ABDOURAHAMANE CHEIKH ALI S'ADRESSE AU GOUVERNEUR DE NGAZIDJA
26 déc. 2013A Son Excellence Monsieur le Gouverneur de l'île de Ngazidja
Monsieur le Gouverneur,
Je me permets de vous écrire au sujet du choix de la ville qui doit abriter l'hôtel de ville dans la commune de Bambao Yadjou. Je sais que vous privilégiez le compromis pour surmonter les rivalités ancestrales entre villages dans le choix des localités devant abriter les sièges des délégations spéciales. Mkazi a fait preuve du sens du compromis dans la composition de la délégation spéciale de Bambao Yadjou en se contentant du poste de 1er Adjoint au Maire et en concédant à Mvouni les postes de Maire, de 3ème Adjoint et de Secrétaire Général de la commune. Les représentants de Mkazi avaient reçu de leurs homologues de Mvouni et de Mavingouni des assurances sur l'implantation de l'hôtel de ville sur leur territoire. Des rivalités ancestrales entre Mvouni, Mkazi et Mavingouni et des conflits fonciers récents entres habitants de Mkazi et leurs voisins conduisent aujourd'hui certains habitants de la commune de Bambao Yadjou à renier leur parole et à envisager l'implantation de l'hôtel de ville dans un no man's land au milieu des champs. Si ce projet absurde devait se concrétiser, ce ne serait pas un hôtel de ville mais plutôt un hôtel des champs! En effet, un hôtel de ville, qui est en fait le "Bangwe" moderne, ne saurait être construit au milieu de nulle part. Comme son nom l'indique, il doit être érigé DANS la ville. La commune ayant pour vocation de rapprocher l'administration des administrés, la logique voudrait que l'hôtel de ville soit implanté dans la ville la plus peuplée de la commune, en l'occurrence Mkazi qui, avec ses 8500 habitants, abrite plus de 55% de la population du Bambao Yadjou. Toute désignation contraire sera anti-démocratique.

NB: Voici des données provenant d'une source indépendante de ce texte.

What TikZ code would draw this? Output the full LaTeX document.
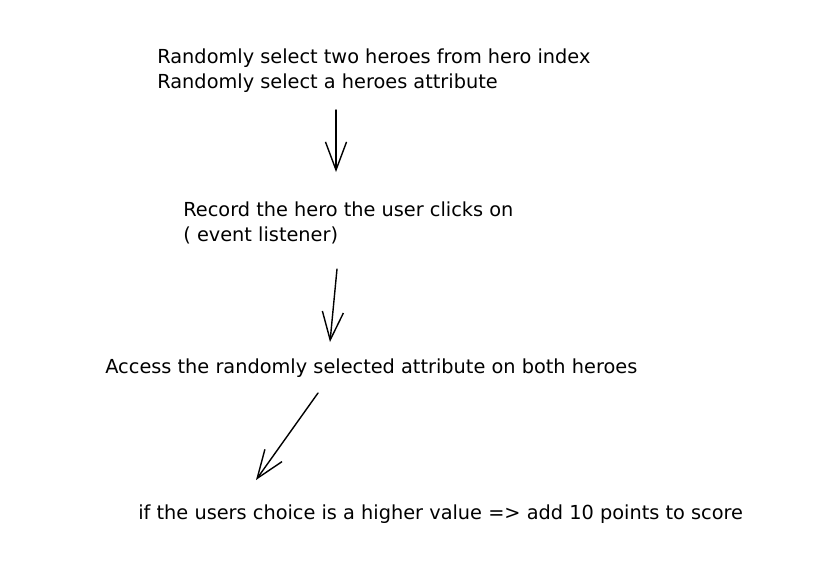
\documentclass[tikz,border=0pt]{standalone}
\usepackage{fontspec}
\setmainfont{DejaVu Sans}
\usetikzlibrary{arrows.meta}

\begin{document}
\begin{tikzpicture}[x=0.02cm, y=-0.02cm, font=\fontsize{11}{14}\selectfont]
    \useasboundingbox (0,0) rectangle (815,576);
    % Place nodes
    \node [anchor=base west, align=left, inner sep=0pt] (pick) at (157,88) {Randomly select two heroes from hero index\\Randomly select a heroes attribute};
    \node [anchor=base west, align=left, inner sep=0pt] (record) at (183,241) {Record the hero the user clicks on\\( event listener)};
    \node [anchor=base west, inner sep=0pt] (access) at (105,373) {Access the randomly selected attribute on both heroes};
    \node [anchor=base west, inner sep=0pt] (score) at (138,519) {if the users choice is a higher value => add 10 points to score};
    % Arrow ends
    \coordinate (P1) at (336,110);
    \coordinate (P2) at (336,172);
    \coordinate (R1) at (337,269);
    \coordinate (R2) at (330,342);
    \coordinate (A1) at (318,393);
    \coordinate (A2) at (256,480);
    \path [draw, -{Straight Barb[length=16pt, width=12pt]}, line width=0.8pt, line cap=round] (P1) -- (P2);
    \path [draw, -{Straight Barb[length=16pt, width=12pt]}, line width=0.8pt, line cap=round] (R1) -- (R2);
    \path [draw, -{Straight Barb[length=16pt, width=12pt]}, line width=0.8pt, line cap=round] (A1) -- (A2);
\end{tikzpicture}
\end{document}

Je tiens à rappeler que les conflits entre localités voisines ne sont pas l'apanage du Bambao Yadjou et n'ont jamais remis en cause le statut
des villes impliquées. Des conflits fonciers opposent Moroni à Iconi, les pêcheurs de la capitale ont souvent maille à partir avec ceux de la ville voisine d'Itsandra et pourtant il ne viendrait à personne l'idée de "punir" toute la population de Moroni et de transférer la capitale ailleurs. Le conflit meurtrier en décembre 1998 entre Mirontsi et Mutsamudu n'a pas remis en cause le statut de cette dernière ville comme chef lieu de l'île de Ndzouani. Des innocents ont perdu la vie à Mdé et à Vouvouni dans un conflit qui a opposé les 2 villages voisins et pourtant les habitants de la commune de Bambao Yahari ont pu dépasser les rivalités inter-villageoises et ont su se mettre d'accord pour installer le siège de la délégation spéciale à Mdé. Je peux citer d'autres exemples de conflits entre villages voisins qui n'ont pas provoqué de chamboulement dans la hiérarchie des villes et villages.

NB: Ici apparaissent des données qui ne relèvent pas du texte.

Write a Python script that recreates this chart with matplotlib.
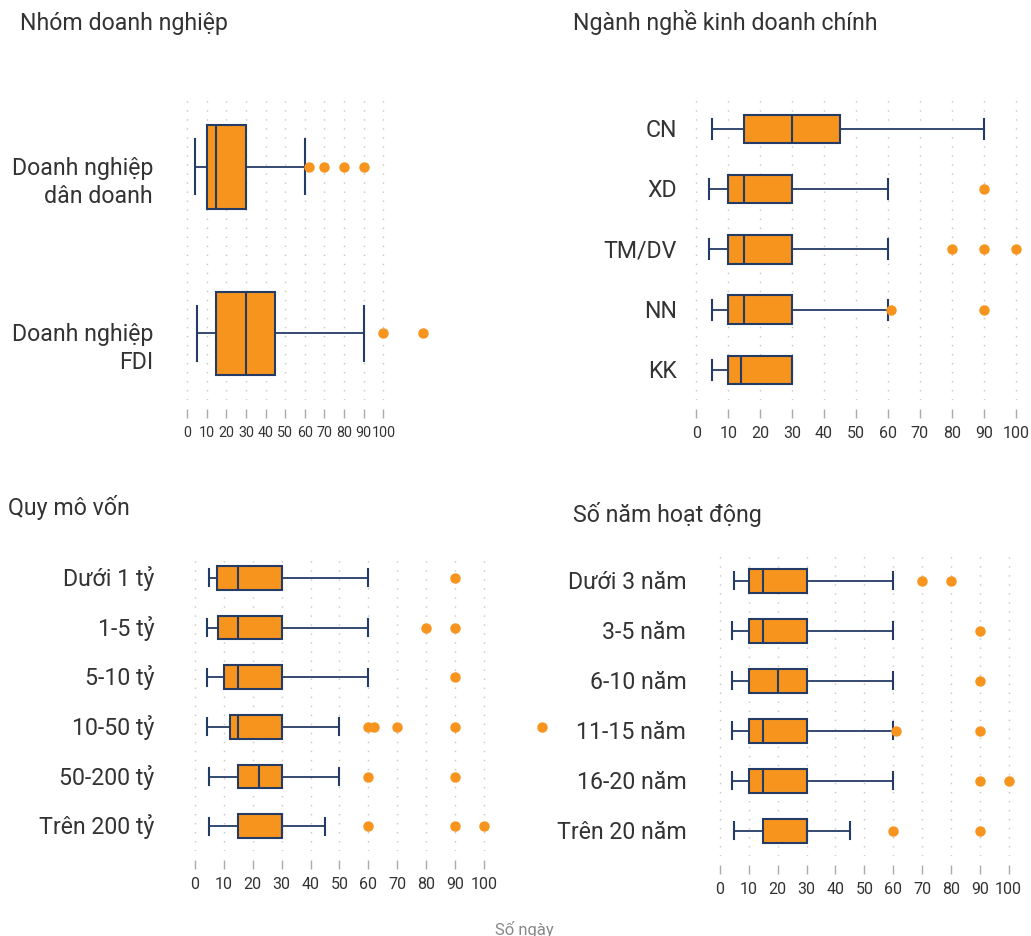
import matplotlib
matplotlib.use("Agg")
import matplotlib.pyplot as plt

plt.rcParams["font.family"] = ["Roboto", "DejaVu Sans"]

ORANGE = "#F7941D"
NAVY = "#243B66"
TEXT = "#333333"
GRID = "#c4c4c4"

# --- Nhóm doanh nghiệp
firm_labels = ["Doanh nghiệp\ndân doanh", "Doanh nghiệp\nFDI"]
firm_whislo = [4, 5]
firm_q1 = [10, 15]
firm_med = [15, 30]
firm_q3 = [30, 45]
firm_whishi = [60, 90]
firm_fliers = [[62, 70, 80, 90], [100, 120]]

# --- Ngành nghề kinh doanh chính
sector_labels = ["CN", "XD", "TM/DV", "NN", "KK"]
sector_whislo = [5, 4, 4, 5, 5]
sector_q1 = [15, 10, 10, 10, 10]
sector_med = [30, 15, 15, 15, 14]
sector_q3 = [45, 30, 30, 30, 30]
sector_whishi = [90, 60, 60, 60, 30]
sector_fliers = [[], [90], [80, 90, 100], [61, 90], []]

# --- Quy mô vốn
capital_labels = ["Dưới 1 tỷ", "1-5 tỷ", "5-10 tỷ", "10-50 tỷ", "50-200 tỷ", "Trên 200 tỷ"]
capital_whislo = [5, 4, 4, 4, 5, 5]
capital_q1 = [7.5, 8, 10, 12, 15, 15]
capital_med = [15, 15, 15, 15, 22, 30]
capital_q3 = [30, 30, 30, 30, 30, 30]
capital_whishi = [60, 60, 60, 50, 50, 45]
capital_fliers = [[90], [80, 90], [90], [60, 62, 70, 90, 120], [60, 90], [60, 90, 100]]

# --- Số năm hoạt động
age_labels = ["Dưới 3 năm", "3-5 năm", "6-10 năm", "11-15 năm", "16-20 năm", "Trên 20 năm"]
age_whislo = [5, 4, 4, 4, 4, 5]
age_q1 = [10, 10, 10, 10, 10, 15]
age_med = [15, 15, 20, 15, 15, 30]
age_q3 = [30, 30, 30, 30, 30, 30]
age_whishi = [60, 60, 60, 60, 60, 45]
age_fliers = [[70, 80], [90], [90], [61, 90], [90, 100], [60, 90]]

TICKS = list(range(0, 101, 10))

W, H = 1031, 936
fig = plt.figure(figsize=(W / 100, H / 100), dpi=100)


def px_axes(left, top, right, bottom):
    return fig.add_axes([left / W, 1 - bottom / H, (right - left) / W, (bottom - top) / H])


def panel(ax, labels, whislo, q1, med, q3, whishi, fliers, xlim, ylim,
          width, capw, label_pad, ticksize=11.5):
    stats = []
    for i in range(len(labels)):
        stats.append(dict(whislo=whislo[i], q1=q1[i], med=med[i], q3=q3[i],
                          whishi=whishi[i], fliers=fliers[i]))
    ax.bxp(stats, positions=range(len(labels)), widths=width, capwidths=capw,
           orientation="horizontal", patch_artist=True, manage_ticks=False,
           boxprops=dict(facecolor=ORANGE, edgecolor=NAVY, linewidth=1.5),
           medianprops=dict(color=NAVY, linewidth=1.5),
           whiskerprops=dict(color=NAVY, linewidth=1.3),
           capprops=dict(color=NAVY, linewidth=1.5),
           flierprops=dict(marker="o", markerfacecolor=ORANGE,
                           markeredgecolor=ORANGE, markersize=6.5))
    ax.set_xlim(*xlim)
    ax.set_ylim(*ylim)
    ax.set_xticks(TICKS)
    ax.set_yticks([])
    ax.set_axisbelow(True)
    ax.xaxis.grid(True, color=GRID, linewidth=1, linestyle=(0, (1, 5.5)))
    for s in ax.spines.values():
        s.set_visible(False)
    ax.spines["bottom"].set_position(("outward", 6.5))
    ax.tick_params(axis="x", length=6.5, width=1, color="#aaaaaa", pad=6,
                   labelsize=ticksize, labelcolor=TEXT)
    ax.patch.set_alpha(0)
    for i, lab in enumerate(labels):
        for k, line in enumerate(lab.split("\n")):
            ax.annotate(line, xy=(0, i), xycoords=ax.get_yaxis_transform(),
                        xytext=(-label_pad, -5.8 - 20 * k), textcoords="offset points",
                        ha="right", va="baseline", fontsize=16.7, color=TEXT)


ax1 = px_axes(177.2, 97, 432.4, 400)
panel(ax1, firm_labels, firm_whislo, firm_q1, firm_med, firm_q3, firm_whishi,
      firm_fliers, (-5, 125), (1.4, -0.42), 0.5, 0.33, 17.5, ticksize=10.3)

ax2 = px_axes(686.7, 97, 1022.1, 400)
panel(ax2, sector_labels, sector_whislo, sector_q1, sector_med, sector_q3,
      sector_whishi, sector_fliers, (-3, 102), (4.5, -0.53), 0.47, 0.33, 7)

ax3 = px_axes(183.4, 553, 556.3, 851)
panel(ax3, capital_labels, capital_whislo, capital_q1, capital_med, capital_q3,
      capital_whishi, capital_fliers, (-4, 125), (5.5, -0.5), 0.48, 0.34, 21)

ax4 = px_axes(708.5, 553, 1020.2, 856)
panel(ax4, age_labels, age_whislo, age_q1, age_med, age_q3, age_whishi,
      age_fliers, (-4, 104), (5.5, -0.55), 0.48, 0.34, 16)

# panel titles and footer
fig.text(20 / W, 1 - 30 / H, "Nhóm doanh nghiệp", fontsize=16.7, color=TEXT, va="baseline")
fig.text(573 / W, 1 - 30 / H, "Ngành nghề kinh doanh chính", fontsize=16.7, color=TEXT, va="baseline")
fig.text(8 / W, 1 - 515 / H, "Quy mô vốn", fontsize=16.7, color=TEXT, va="baseline")
fig.text(573 / W, 1 - 522 / H, "Số năm hoạt động", fontsize=16.7, color=TEXT, va="baseline")
fig.text(524 / W, 1 - 935 / H, "Số ngày", fontsize=12, color="#888888",
         ha="center", va="baseline")

fig.savefig("out.png", dpi=100)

Excellence Monsieur le Gouverneur,
Le compromis traduit une bonne gouvernance mais lorsqu'il peine à se dégager, l'autorité politique doit trancher. Je vous demande solennellement de ne pas cautionner la stigmatisation de toute la population de Mkazi et de ne pas entériner un choix anti-démocratique qui heurterait la fierté de plus de 55% de la population du Bambao Yadjou.
S'agissant des conflits fonciers qui déchirent les Comores, il appartient aux tribunaux de les régler.
Depuis la chute du gouvernement d'Ali Soilihi, l'Etat sous-traite la gestion des conflits intra et inter-villageois à des autorités coutumières de moins en moins efficaces alors que la préservation de la paix civile constitue la raison d'être de l'Etat. La recrudescence et la gravité des conflits qui déchirent les communautés doivent conduire aujourd'hui l'Etat à exercer pleinement ses compétences en matière de sécurité des biens et des personnes.
Vous remerciant de votre compréhension, je vous prie d'agréer, Monsieur le Gouverneur, l'assurance de ma très haute considération.